The only one-legged man playing in Wednesday's pro-am at the RBC Heritage Presented by Boeing has spent most of his life showing others how to put their best foot forward.
Todd Gay, 45, of Dublin, Ga., was 15 when he was stricken with a rare childhood cancer, undifferentiated sarcoma.
In a matter of weeks, he went from being a kid who played ball in every season to one with his left leg amputated above the knee.
"He never skipped a beat," said his childhood friend Bill Brown, who was in the large, cheering crowd following the pro-am party led by touring pro Tim Clark and amateur Dr. Nelson S. Carswell Jr., who has played in the pro-am in every year of the Heritage's history.
Gay said he lost more than a leg when he was a teenager.
"Sports is who I was," he said.
After months on crutches and learning to walk with a prosthetic leg, Gay found himself shagging golf balls while working at a driving range.
Brown remembers the first time they played golf together.
"He was 18 or 19 and he had a set of Haig Ultras with aluminum shafts," he said. "He couldn't bust 100. Now he'll break 80 on our course (Dublin Country Club)."
Gay credits his golf pro, Lee Newsome. He broke Gay's game down to nothing and rebuilt it. Newsome was carrying Gay's bag Wednesday as his special pupil walked a course for only the second time.
Brown has seen his friend fall over on the course. But he said Gay has found something all golfers must find -- balance and tempo. As a former University of Georgia player and 2006 Georgia amateur champion, Brown knows how hard it has been for Gay.
"What you're seeing today is the culmination of a lot of hard work," he said.
Touring pro Tim Clark of South Africa was impressed with Gay. He said he's played with a person with one leg who had a 1 or 2 handicap, and someone with no right arm who had an 11 handicap.
"People come back from war or whatever and they fall in love with golf, and they can do well," he said. "It's a testament to the game."
For Gay, it is a testament to the right attitude toward life.
"You have a decision to make, once something like that happens to you," he said. "You can dwell on the bad and feel sorry for yourself, or you can look forward to the rest of your life and take a positive attitude and make the best out of it."
He went through Georgia and came out a teacher and coach, like his mother, a retired math teacher. His father is a retired state trooper who actually played one in the movie "Smokey and the Bandit," flying onto the bed of an 18-wheeler and saying, "Son, you reckon you can let me off at the next exit?"
"I've had an unbelievable life," Gay said. "I've been able to go to college, have friends, marry a wonderful woman, have two children."
His heart is with all those injured Monday by bombs at the Boston Marathon. Many have had amputations.
"They're going to have a rough time," Gay said. "It's tough. It's a tough adjustment."
But he said joys that cannot be seen today will come into their lives.
"Look at the good that has come since this happened to me," Gay said. "I can speak, I can sing, I can do all these other things that I never knew I could do. I'm now a salesperson. I would never in a million years be doing what I'm doing if it hadn't been for this."
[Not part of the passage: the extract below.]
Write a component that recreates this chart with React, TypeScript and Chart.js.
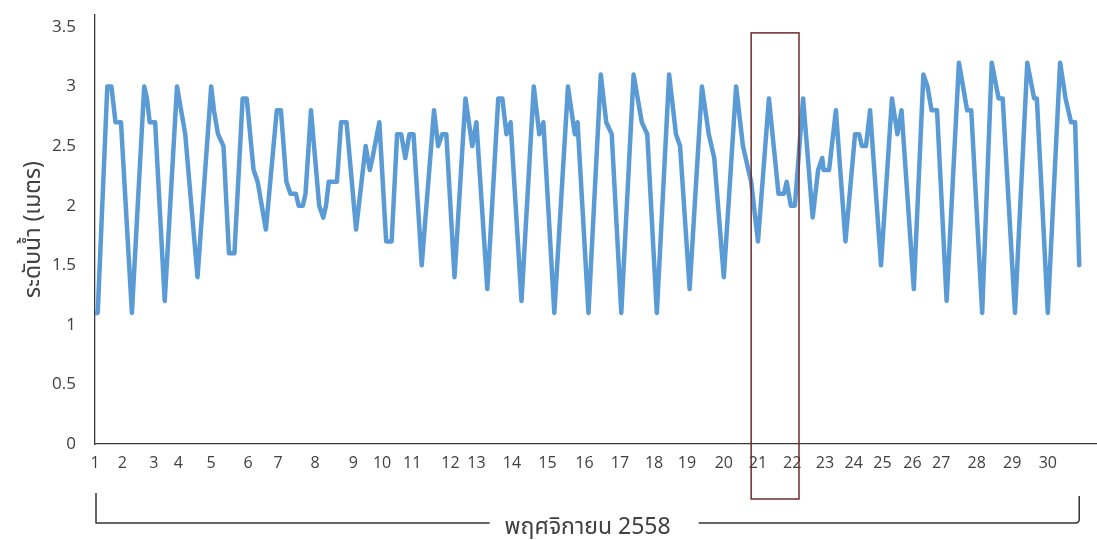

He said he learned how to talk to people and make them feel at ease because they stared at his prosthetic leg or asked him questions.
"I would tell the people in Boston: Just remember, your life's not over," Gay said. "You pick up and you move on. You change and adjust. That's life. Just like in golf. Some days you've got a better swing than you do other days. You know what you do? You go out and you make it happen."